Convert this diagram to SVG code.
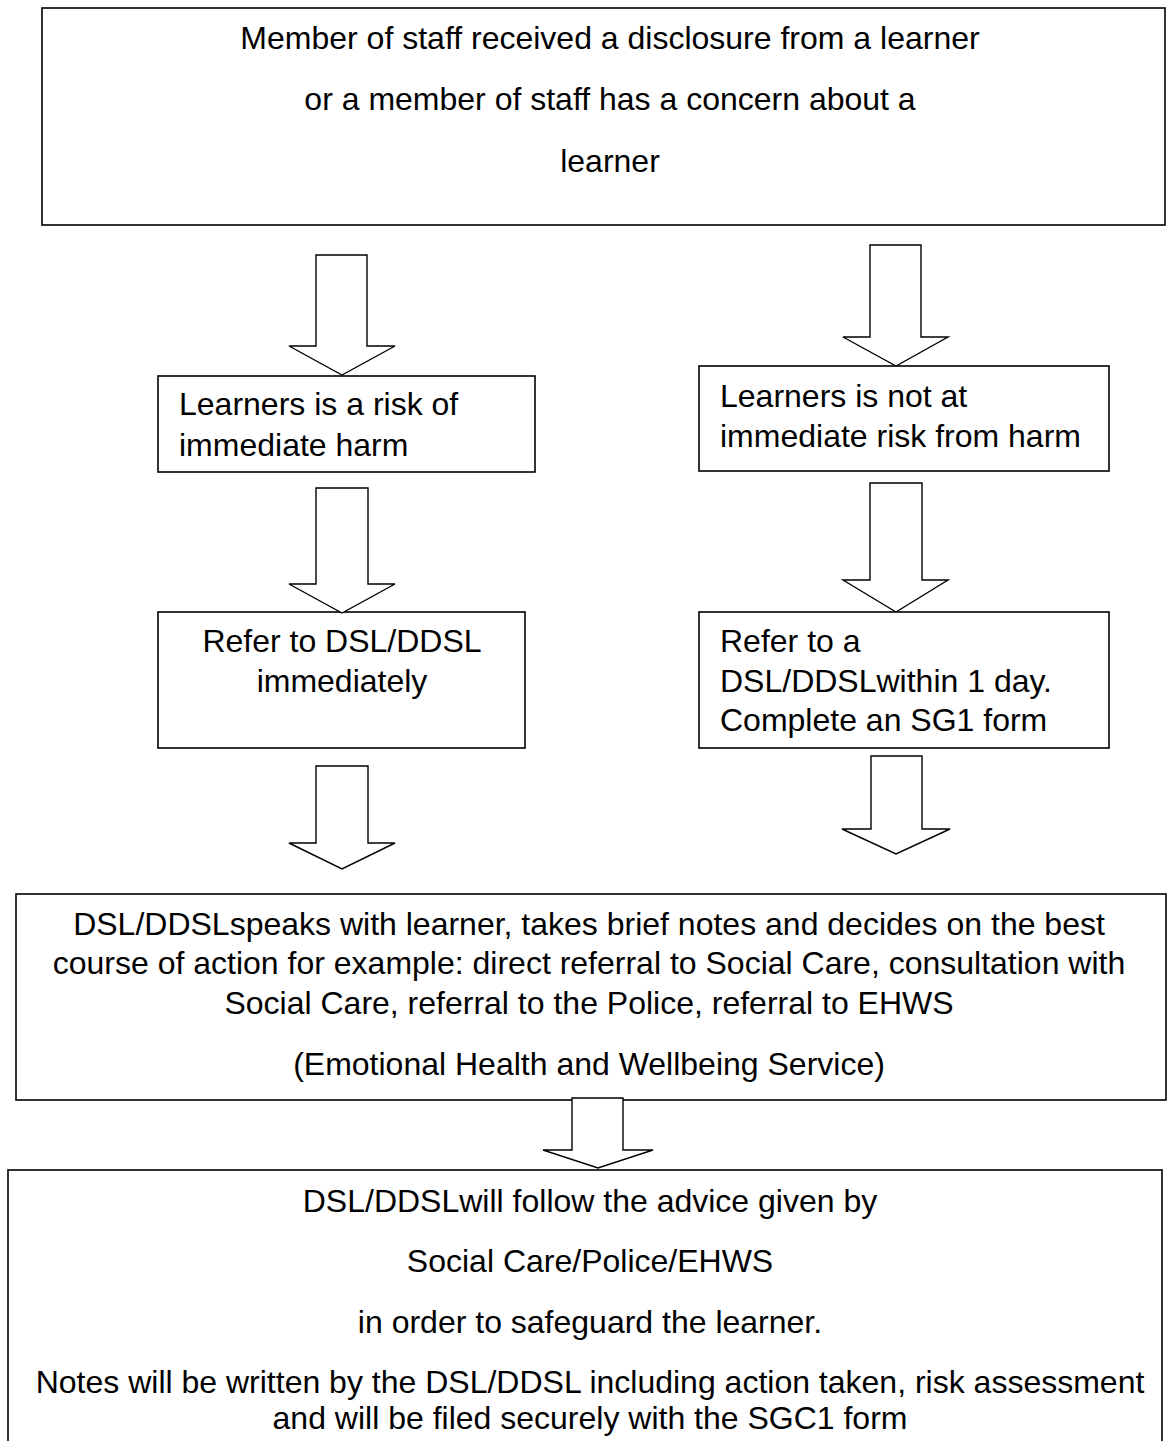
<svg xmlns="http://www.w3.org/2000/svg" width="1171" height="1441" viewBox="0 0 1171 1441">
<style>
.box{fill:#fff;stroke:#000;stroke-width:1.6}
.arr{fill:#fff;stroke:#000;stroke-width:1.4;stroke-linejoin:miter}
text{font-family:"Liberation Sans",Arial,sans-serif;font-size:32px;fill:#000}
.c{text-anchor:middle}
</style>
<rect width="1171" height="1441" fill="#fff"/>
<g id="n-top">
<rect class="box" x="42" y="8" width="1123" height="217"/>
<text class="c" x="610" y="49">Member of staff received a disclosure from a learner</text>
<text class="c" x="610" y="110">or a member of staff has a concern about a</text>
<text class="c" x="610" y="172">learner</text>
</g>
<g id="n-risk">
<rect class="box" x="158" y="376" width="377" height="96"/>
<text x="179" y="415">Learners is a risk of</text>
<text x="179" y="456">immediate harm</text>
</g>
<g id="n-norisk">
<rect class="box" x="699" y="366" width="410" height="105"/>
<text x="720" y="407">Learners is not at</text>
<text x="720" y="447">immediate risk from harm</text>
</g>
<g id="n-refer-now">
<rect class="box" x="158" y="612" width="367" height="136"/>
<text class="c" x="342" y="652">Refer to DSL/DDSL</text>
<text class="c" x="342" y="692">immediately</text>
</g>
<g id="n-refer-day">
<rect class="box" x="699" y="612" width="410" height="136"/>
<text x="720" y="652">Refer to a</text>
<text x="720" y="692">DSL/DDSLwithin 1 day.</text>
<text x="720" y="731">Complete an SG1 form</text>
</g>
<g id="n-speaks">
<rect class="box" x="16" y="894" width="1150" height="206"/>
<text class="c" x="589" y="935">DSL/DDSLspeaks with learner, takes brief notes and decides on the best</text>
<text class="c" x="589" y="974">course of action for example: direct referral to Social Care, consultation with</text>
<text class="c" x="589" y="1014">Social Care, referral to the Police, referral to EHWS</text>
<text class="c" x="589" y="1075">(Emotional Health and Wellbeing Service)</text>
</g>
<g id="n-follow">
<rect class="box" x="8" y="1170" width="1154" height="300"/>
<text class="c" x="590" y="1212">DSL/DDSLwill follow the advice given by</text>
<text class="c" x="590" y="1272">Social Care/Police/EHWS</text>
<text class="c" x="590" y="1333">in order to safeguard the learner.</text>
<text class="c" x="590" y="1393">Notes will be written by the DSL/DDSL including action taken, risk assessment</text>
<text class="c" x="590" y="1429">and will be filed securely with the SGC1 form</text>
</g>
<g id="connectors">
<polygon class="arr" points="316,255 367,255 367,346 395,346 342,375 289,346 316,346"/>
<polygon class="arr" points="870,245 921,245 921,337 948,337 896,366 843,337 870,337"/>
<polygon class="arr" points="316,488 368,488 368,584 395,584 342,613 289,584 316,584"/>
<polygon class="arr" points="870,483 922,483 922,580 948,580 896,612 843,580 870,580"/>
<polygon class="arr" points="316,766 368,766 368,843 395,843 342,869 289,843 316,843"/>
<polygon class="arr" points="871,756 922,756 922,829 950,829 896,854 842,829 871,829"/>
<polygon class="arr" points="572,1098 623,1098 623,1150 653,1150 598,1168 543,1150 572,1150"/>
</g>
</svg>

····················

**Set problem**. Transcribe the material exactly, and leave out whatever pictures it holds.

**Response below**.
Convert this diagram to SVG code.
<svg xmlns="http://www.w3.org/2000/svg" width="1171" height="1441" viewBox="0 0 1171 1441">
<style>
.box{fill:#fff;stroke:#000;stroke-width:1.6}
.arr{fill:#fff;stroke:#000;stroke-width:1.4;stroke-linejoin:miter}
text{font-family:"Liberation Sans",Arial,sans-serif;font-size:32px;fill:#000}
.c{text-anchor:middle}
</style>
<rect width="1171" height="1441" fill="#fff"/>
<g id="n-top">
<rect class="box" x="42" y="8" width="1123" height="217"/>
<text class="c" x="610" y="49">Member of staff received a disclosure from a learner</text>
<text class="c" x="610" y="110">or a member of staff has a concern about a</text>
<text class="c" x="610" y="172">learner</text>
</g>
<g id="n-risk">
<rect class="box" x="158" y="376" width="377" height="96"/>
<text x="179" y="415">Learners is a risk of</text>
<text x="179" y="456">immediate harm</text>
</g>
<g id="n-norisk">
<rect class="box" x="699" y="366" width="410" height="105"/>
<text x="720" y="407">Learners is not at</text>
<text x="720" y="447">immediate risk from harm</text>
</g>
<g id="n-refer-now">
<rect class="box" x="158" y="612" width="367" height="136"/>
<text class="c" x="342" y="652">Refer to DSL/DDSL</text>
<text class="c" x="342" y="692">immediately</text>
</g>
<g id="n-refer-day">
<rect class="box" x="699" y="612" width="410" height="136"/>
<text x="720" y="652">Refer to a</text>
<text x="720" y="692">DSL/DDSLwithin 1 day.</text>
<text x="720" y="731">Complete an SG1 form</text>
</g>
<g id="n-speaks">
<rect class="box" x="16" y="894" width="1150" height="206"/>
<text class="c" x="589" y="935">DSL/DDSLspeaks with learner, takes brief notes and decides on the best</text>
<text class="c" x="589" y="974">course of action for example: direct referral to Social Care, consultation with</text>
<text class="c" x="589" y="1014">Social Care, referral to the Police, referral to EHWS</text>
<text class="c" x="589" y="1075">(Emotional Health and Wellbeing Service)</text>
</g>
<g id="n-follow">
<rect class="box" x="8" y="1170" width="1154" height="300"/>
<text class="c" x="590" y="1212">DSL/DDSLwill follow the advice given by</text>
<text class="c" x="590" y="1272">Social Care/Police/EHWS</text>
<text class="c" x="590" y="1333">in order to safeguard the learner.</text>
<text class="c" x="590" y="1393">Notes will be written by the DSL/DDSL including action taken, risk assessment</text>
<text class="c" x="590" y="1429">and will be filed securely with the SGC1 form</text>
</g>
<g id="connectors">
<polygon class="arr" points="316,255 367,255 367,346 395,346 342,375 289,346 316,346"/>
<polygon class="arr" points="870,245 921,245 921,337 948,337 896,366 843,337 870,337"/>
<polygon class="arr" points="316,488 368,488 368,584 395,584 342,613 289,584 316,584"/>
<polygon class="arr" points="870,483 922,483 922,580 948,580 896,612 843,580 870,580"/>
<polygon class="arr" points="316,766 368,766 368,843 395,843 342,869 289,843 316,843"/>
<polygon class="arr" points="871,756 922,756 922,829 950,829 896,854 842,829 871,829"/>
<polygon class="arr" points="572,1098 623,1098 623,1150 653,1150 598,1168 543,1150 572,1150"/>
</g>
</svg>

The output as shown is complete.